> _Records shown_:
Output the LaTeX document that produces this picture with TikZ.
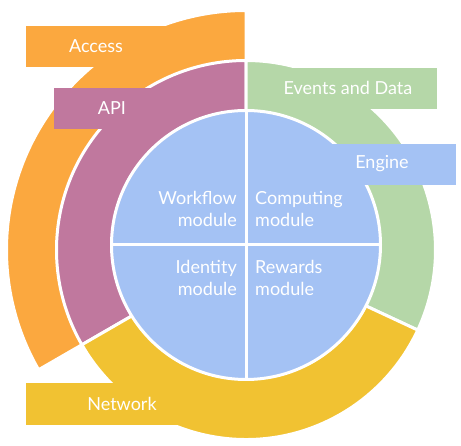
\documentclass[tikz,border=0pt]{standalone}
\usepackage{fontspec}
\setmainfont{Lato}
\usetikzlibrary{positioning}
\definecolor{accessc}{HTML}{FBA83F}
\definecolor{apic}{HTML}{C0789E}
\definecolor{eventc}{HTML}{B5D7A8}
\definecolor{netc}{HTML}{F1C232}
\definecolor{modc}{HTML}{A4C2F4}
\tikzset{ring/.style={draw=white,line width=3pt}}
\tikzset{lbl/.style={text=white,inner sep=0pt,font=\fontsize{18}{22}\selectfont}}

\begin{document}
\begin{tikzpicture}[x=1pt,y=1pt]
\useasboundingbox (0,0) rectangle (461,446);
\coordinate (rc) at (246,196);
\coordinate (c) at (246,201);
% outer rings
\filldraw[ring,fill=accessc] (rc) -- ++(90:239.5) arc (90:210:239.5) -- cycle;
\filldraw[ring,fill=apic] (rc) -- ++(90:189.5) arc (90:210:189.5) -- cycle;
\filldraw[ring,fill=eventc] (rc) -- ++(-25:189.5) arc (-25:90:189.5) -- cycle;
\filldraw[ring,fill=netc] (rc) -- ++(210:189.5) arc (210:335:189.5) -- cycle;
% label boxes
\fill[accessc] (26,379) rectangle (180,420);
\fill[apic] (54,317) rectangle (200,358);
\fill[eventc] (255,337) rectangle (437,378);
\fill[netc] (26,21) rectangle (190,63);
% modules
\filldraw[ring,fill=modc] (c) circle (134.5);
\draw[white,line width=3pt] (246,67) -- (246,335);
\draw[white,line width=3pt] (112,201) -- (380,201);
\fill[modc] (300,261) rectangle (456,302);
%
\node (access) [lbl] at (96,400) {Access};
\node (api) [lbl] at (112,338) {API};
\node (events) [lbl] at (348,358) {Events and Data};
\node (engine) [lbl] at (382,282) {Engine};
\node (network) [lbl] at (122,42) {Network};
\node (workflow) [lbl,align=right,anchor=east] at (237,237) {Workflow\\module};
\node (computing) [lbl,align=left,anchor=west] at (255,237) {Computing\\module};
\node (identity) [lbl,align=right,anchor=east] at (237,168) {Identity\\module};
\node (rewards) [lbl,align=left,anchor=west] at (255,168) {Rewards\\module};
\end{tikzpicture}
\end{document}
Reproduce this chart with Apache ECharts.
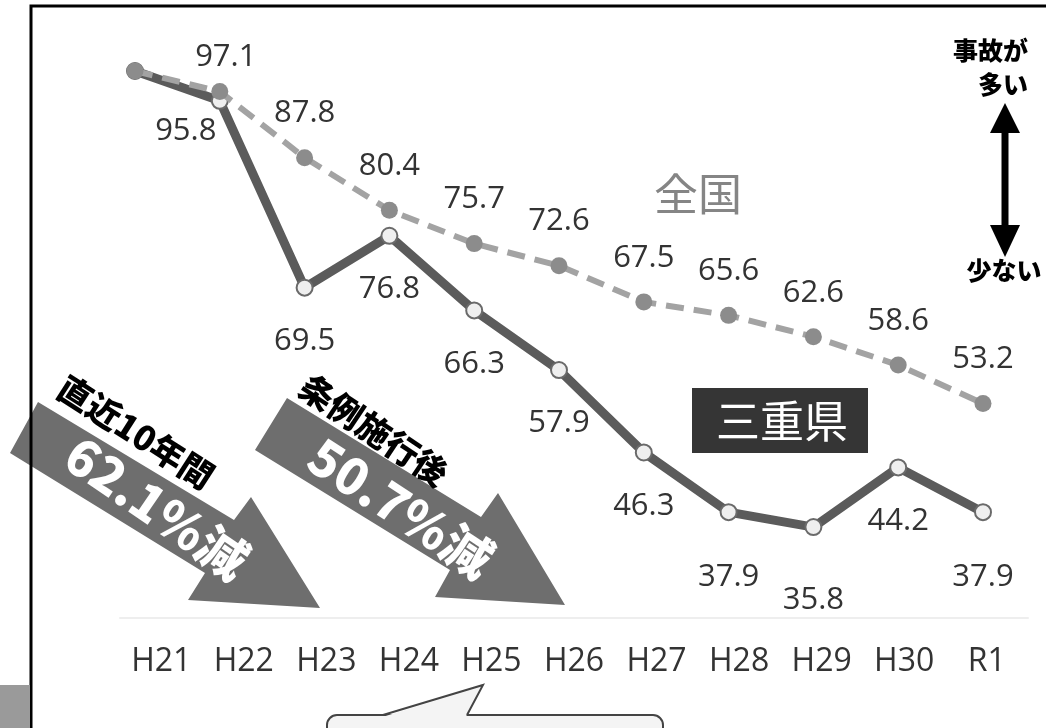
<!DOCTYPE html>
<html>
<head>
<meta charset="utf-8">
<script src="https://cdn.jsdelivr.net/npm/echarts@6/dist/echarts.min.js"></script>
<style>
html,body{margin:0;padding:0;background:#fff;}
#chart{width:1046px;height:728px;}
</style>
</head>
<body>
<div id="chart"></div>
<script>
// ---- data ----
const categories = ['H21','H22','H23','H24','H25','H26','H27','H28','H29','H30','R1'];
const zenkoku = [100, 97.1, 87.8, 80.4, 75.7, 72.6, 67.5, 65.6, 62.6, 58.6, 53.2];
const mie = [100, 95.8, 69.5, 76.8, 66.3, 57.9, 46.3, 37.9, 35.8, 44.2, 37.9];
const seriesNames = ['全国', '三重県'];

// ---- label placement (style only) ----
const zenLabelOffset = [null, [6, 10], [0,0], [0,0], [0,0], [0,0], [0,0], [0,0], [0,0], [0,0], [0,0]];
const mieLabelOffset = [null, [-34, -23], [0,0], [0,0], [0,0], [0,0], [0,0], [0,12], [0,20], [0,0], [0,12]];

const numFont = "'Open Sans', 'Noto Sans', sans-serif";

function buildData(vals, offsets, pos, dist) {
  return vals.map((v, i) => {
    if (offsets[i] === null) return { value: v, label: { show: false } };
    return { value: v, label: { show: true, position: pos, distance: dist, offset: offsets[i] } };
  });
}

const chart = echarts.init(document.getElementById('chart'));

const option = {
  backgroundColor: '#ffffff',
  animation: false,
  grid: [
    { left: 135, width: 848, top: 71, height: 547 },
    { left: 120, width: 908, top: 71, height: 547 }
  ],
  xAxis: [
    { type: 'category', gridIndex: 0, data: categories, boundaryGap: false,
      axisLine: { show: false }, axisTick: { show: false }, axisLabel: { show: false }, splitLine: { show: false } },
    { type: 'category', gridIndex: 1, data: categories, boundaryGap: true,
      axisLine: { show: true, lineStyle: { color: '#eeeeee', width: 2 } },
      axisTick: { show: false },
      axisLabel: { show: true, color: '#333333', fontSize: 32, fontFamily: numFont, margin: 28 },
      splitLine: { show: false } }
  ],
  yAxis: [
    { type: 'value', gridIndex: 0, min: 23, max: 100, show: false, splitLine: { show: false } },
    { type: 'value', gridIndex: 1, min: 23, max: 100, show: false, splitLine: { show: false } }
  ],
  series: [
    {
      name: seriesNames[1], type: 'line', xAxisIndex: 0, yAxisIndex: 0,
      data: buildData(mie, mieLabelOffset, 'bottom', 29),
      symbol: 'circle', symbolSize: 16,
      lineStyle: { color: '#5b5b5b', width: 9 },
      itemStyle: { color: '#efefef', borderColor: '#6a6a6a', borderWidth: 2 },
      label: { color: '#333333', fontSize: 31, fontFamily: numFont },
      z: 2
    },
    {
      name: seriesNames[0], type: 'line', xAxisIndex: 0, yAxisIndex: 0,
      data: buildData(zenkoku, zenLabelOffset, 'top', 20),
      symbol: 'circle', symbolSize: 17,
      lineStyle: { color: '#a3a3a3', width: 6, type: [18, 10] },
      itemStyle: { color: '#8c8c8c', borderWidth: 0 },
      label: { color: '#333333', fontSize: 31, fontFamily: numFont },
      z: 3
    }
  ],
  graphic: [
    // frame
    { type: 'rect', shape: { x: 31, y: 6, width: 1040, height: 740 }, style: { fill: 'none', stroke: '#000', lineWidth: 3 }, z: 100 },
    { type: 'rect', shape: { x: 0, y: 685, width: 30, height: 43 }, style: { fill: '#9a9a9a' }, z: 100 },
    // big arrows
    { type: 'polygon', shape: { points: [[38,402],[234,520],[251,497],[320,608],[188,600],[205,573],[10,453]] }, style: { fill: '#6e6e6e' }, z: 50 },
    { type: 'polygon', shape: { points: [[287,398],[481,517],[498,493],[565,605],[435,597],[450,570],[255,450]] }, style: { fill: '#6e6e6e' }, z: 50 },
    { type: 'text', x: 136, y: 432, rotation: -0.57, style: { text: '直近10年間', fill: '#000', font: "900 34px 'Noto Sans CJK JP'", align: 'center', verticalAlign: 'middle' }, z: 60 },
    { type: 'text', x: 157, y: 508, rotation: -0.6, style: { text: '62.1%減', fill: '#fff', font: "900 50px 'Noto Sans CJK JP'", align: 'center', verticalAlign: 'middle' }, z: 60 },
    { type: 'text', x: 374, y: 430, rotation: -0.59, style: { text: '条例施行後', fill: '#000', font: "900 34px 'Noto Sans CJK JP'", align: 'center', verticalAlign: 'middle' }, z: 60 },
    { type: 'text', x: 401, y: 508, rotation: -0.58, style: { text: '50.7%減', fill: '#fff', font: "900 50px 'Noto Sans CJK JP'", align: 'center', verticalAlign: 'middle' }, z: 60 },
    // series name tags
    { type: 'text', x: 698, y: 194, style: { text: '全国', fill: '#858585', font: "44px 'Noto Sans CJK JP'", align: 'center', verticalAlign: 'middle' }, z: 60 },
    { type: 'rect', shape: { x: 692, y: 388, width: 176, height: 65 }, style: { fill: '#353535' }, z: 60 },
    { type: 'text', x: 782, y: 421, style: { text: '三重県', fill: '#fff', font: "44px 'Noto Sans CJK JP'", align: 'center', verticalAlign: 'middle' }, z: 61 },
    // right legend arrow
    { type: 'text', x: 1028, y: 50, style: { text: '事故が', fill: '#000', font: "900 25px 'Noto Sans CJK JP'", align: 'right', verticalAlign: 'middle' }, z: 60 },
    { type: 'text', x: 1028, y: 84, style: { text: '多い', fill: '#000', font: "900 25px 'Noto Sans CJK JP'", align: 'right', verticalAlign: 'middle' }, z: 60 },
    { type: 'text', x: 1004, y: 270, style: { text: '少ない', fill: '#000', font: "900 25px 'Noto Sans CJK JP'", align: 'center', verticalAlign: 'middle' }, z: 60 },
    { type: 'polygon', shape: { points: [[1005,103],[1020,133],[990,133]] }, style: { fill: '#000' }, z: 60 },
    { type: 'polygon', shape: { points: [[990,225],[1020,225],[1005,257]] }, style: { fill: '#000' }, z: 60 },
    { type: 'rect', shape: { x: 1001.5, y: 130, width: 7, height: 97 }, style: { fill: '#000' }, z: 60 },
    // speech bubble
    { type: 'rect', shape: { x: 327, y: 715, width: 336, height: 40, r: 10 }, style: { fill: '#f4f4f4', stroke: '#444', lineWidth: 2 }, z: 60 },
    { type: 'polygon', shape: { points: [[384,716.5],[483,686],[466,716.5]] }, style: { fill: '#f4f4f4' }, z: 61 },
    { type: 'polyline', shape: { points: [[383,715],[483,685],[467,715]] }, style: { fill: 'none', stroke: '#444', lineWidth: 2 }, z: 62 }
  ]
};
chart.setOption(option);
</script>
</body>
</html>
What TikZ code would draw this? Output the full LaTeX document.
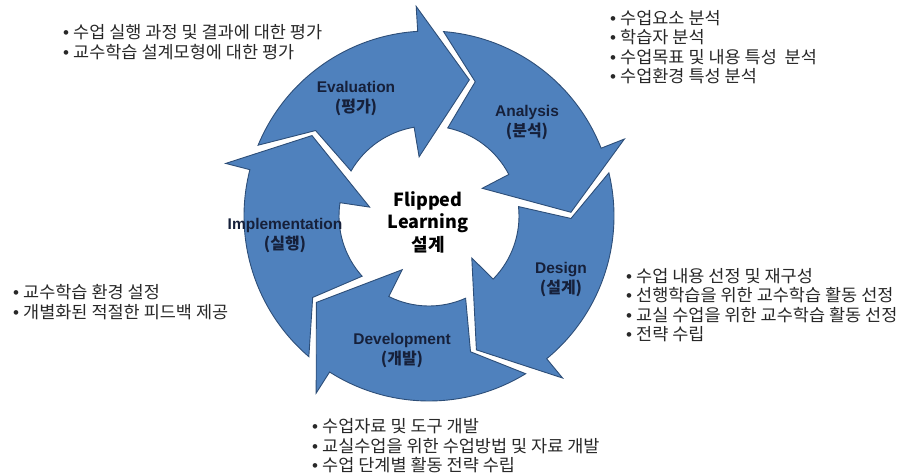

> _Goal_:
Gather each line in the data that holds the string "Output".

> _Solution for this exercise_:
Output the LaTeX document that produces this picture with TikZ.
What TikZ code would draw this? Output the full LaTeX document.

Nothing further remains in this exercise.